“Couples to Go,” Ensign, Aug. 1981, 11
Couples to Go
Some years ago I had an interesting experience that taught me the value of letting couples make their own decisions about whether or not they are in a position to serve as missionaries.
I was stake president and we had asked every ward to find a couple to serve full-time missions. Each ward presented names over a two- or three-month period. One bishop said, “I have been over and over the list of members’ names in my ward and we don’t have one couple who could serve.”
I said, “Would you please go back and fast and pray, and then do not make the decision for a couple—let them make it.”
A few weeks later the bishop returned. He said he called in a brother and his wife, knowing full well they could not go. He told the couple what he wanted and the man said, “Bishop, this call is an answer to my patriarchal blessing which says my wife and I will go on a mission to the Lamanite people in our mature years.”

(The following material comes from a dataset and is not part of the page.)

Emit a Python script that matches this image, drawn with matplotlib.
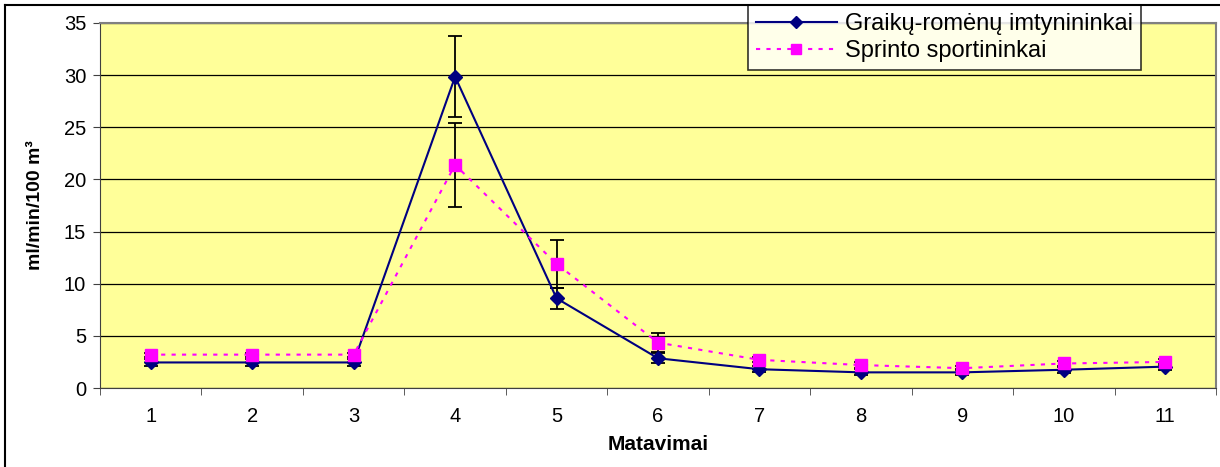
import matplotlib
matplotlib.use("Agg")
import matplotlib.pyplot as plt
from matplotlib.lines import Line2D
import numpy as np

plt.rcParams['font.family'] = ['Liberation Sans', 'DejaVu Sans']

measurements = [1, 2, 3, 4, 5, 6, 7, 8, 9, 10, 11]
wrestlers = [2.45, 2.45, 2.45, 29.85, 8.6, 2.85, 1.8, 1.5, 1.5, 1.75, 2.05]
wrestlers_err = [0.3, 0.3, 0.3, 3.9, 1.0, 0.5, 0.3, 0.3, 0.3, 0.3, 0.3]
sprinters = [3.2, 3.2, 3.2, 21.4, 11.9, 4.35, 2.7, 2.2, 1.9, 2.35, 2.5]
sprinters_err = [0.2, 0.2, 0.2, 4.05, 2.3, 0.9, 0.25, 0.25, 0.2, 0.25, 0.25]

label_wrestlers = "Graikų-romėnų imtynininkai"
label_sprinters = "Sprinto sportininkai"

fig = plt.figure(figsize=(12.2, 4.67), dpi=100)
ax = fig.add_axes([100 / 1220, 1 - 388 / 467, 1116 / 1220, 365 / 467])
ax.set_facecolor("#FFFF99")

x = np.array(measurements)

# error bars first, then the lines on top
ax.errorbar(x, wrestlers, yerr=wrestlers_err, fmt="none", ecolor="black",
            elinewidth=1.3, capsize=5, capthick=1.3, zorder=3)
ax.errorbar(x, sprinters, yerr=sprinters_err, fmt="none", ecolor="black",
            elinewidth=1.3, capsize=5, capthick=1.3, zorder=3)

l1, = ax.plot(x, wrestlers, color="#000080", lw=1.5, marker="D", ms=7.5,
              mfc="#000080", mec="#000080", label=label_wrestlers, zorder=4)
l2, = ax.plot(x, sprinters, color="#FF00FF", lw=1.5, ls=(0, (2, 3)),
              marker="s", ms=8.5, mfc="#FF00FF", mec="#FF00FF",
              label=label_sprinters, zorder=4)

ax.set_xlim(0.5, 11.5)
ax.set_ylim(0, 35)
ax.set_yticks(range(0, 36, 5))
ax.yaxis.grid(True, color="black", lw=0.9)
ax.set_axisbelow(True)

ax.set_xticks(x)
ax.set_xticklabels([str(m) for m in measurements])
ax.set_xticks(np.arange(0.5, 12, 1), minor=True)
ax.tick_params(axis="x", which="major", length=0, pad=14, labelsize=14.5)
ax.tick_params(axis="x", which="minor", length=5, color="#404040")
ax.tick_params(axis="y", length=5, labelsize=14.5, color="#404040", pad=5)

for side in ["top", "right"]:
    ax.spines[side].set_color("#808080")
    ax.spines[side].set_linewidth(1.5)
for side in ["left", "bottom"]:
    ax.spines[side].set_color("#404040")

ax.set_xlabel("Matavimai", fontsize=15, fontweight="bold", labelpad=6)
ax.set_ylabel("ml/min/100 m³", fontsize=14, fontweight="bold", labelpad=14)

leg = ax.legend(handles=[l1, l2], loc="upper left",
                bbox_to_anchor=(748 / 1220, 1 - 5 / 467),
                bbox_transform=fig.transFigure, fontsize=17,
                frameon=True, fancybox=False, borderpad=0.35,
                handlelength=3.4, handletextpad=0.35, labelspacing=0.2,
                borderaxespad=0, markerscale=0.8)
leg.get_frame().set_edgecolor("black")
leg.get_frame().set_linewidth(1.2)
leg.set_zorder(10)

# outer chart border
fig.add_artist(Line2D([5 / 1220, 5 / 1220], [0, 1 - 5 / 467], color="black", lw=1.5))
fig.add_artist(Line2D([5 / 1220, 1], [1 - 5 / 467, 1 - 5 / 467], color="black", lw=1.5))

fig.savefig("out.png", dpi=100)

There are hosts of wonderful couples who could and should serve the Lord as full-time missionaries. These wonderful, mature missionaries do a marvelous work. Seasoned with wisdom, mature judgment, and experience, they make effective proselyters and are very successful in working with part-member families and inactives. With few exceptions every ward and branch in the Church has one or more couples who could be called to serve full-time missions. It may not be easy for them—they are not young any more, and disruption is a greater shock than it was when they were younger—but the call will draw them closer to their families through eternity. Every couple who goes will be blessed, and their children and grandchildren will grow up loving the Church because they know that their parents or grandparents loved it enough to accept a mission call from a prophet.
Elder and Sister LeRoy Wilcox were a missionary couple serving in Fredricksburg, Texas, when I was mission president. One day they went to the home of a woman who said: “I have been searching for the true church for ten years. Since I have listened to everyone else, I might as well listen to you.” So, she welcomed them in.
Elder and Sister Wilcox taught her the first discussion, but she didn’t seem interested. However, as they prepared to leave, Elder Wilcox was impressed to say something he had never said before: “I want you to know that we have come from far, far away to give you this message.”
The woman looked startled and said, “How far away?”
He replied that they had come over 1600 miles from Orem, Utah.
The woman explained that a few years ago she had an interesting dream: “A woman appeared to me and told me I would find the true church and that messengers would come to me from far, far away.” Because of the dream, her friends and relatives had asked her to let them know when she found the true church because they were certain she would recognize it.
Sometime after that, I spoke in Fredricksburg and there were only about seventeen in attendance. Two or three months later I was there again, and over thirty-five were in attendance.
Elder and Sister Elmer Foutz were in Eagle Pass, Texas. One day they had an appointment at the home of a wonderful couple, but when they arrived no one was at home. Instead of leaving, however, they received a strong impression that they should stay and wait.
About fifteen minutes later, the couple drove up. The man jumped out, slammed the door, and without acknowledging the Foutzes went around to the back of the house. The woman was crying when she climbed out of the truck. She said that it was interesting that Elder and Sister Foutz had come this particular day, because they had decided to get a divorce.
Sister Foutz talked with this woman and comforted her while Elder Foutz went around back and had a discussion with the man. When I left Texas, this fine couple was very involved in Church activities and still together as a family.
Our missionary couples can perform very unique work in addition to regular missionary work. They have a special calling that requires wisdom, experience, and understanding that comes only from those who are mature in years and experience, for they have learned and relearned the truth of the Savior’s admonition:
“Lay not up for yourselves treasures upon earth, where moth and rust doth corrupt, and where thieves break through and steal: “But lay up for yourselves treasures in heaven …
“For where your treasure is, there will your heart be also.” (Matt. 6:19–21.)
May the Lord grant that great hosts of couples will make themselves available for mission calls.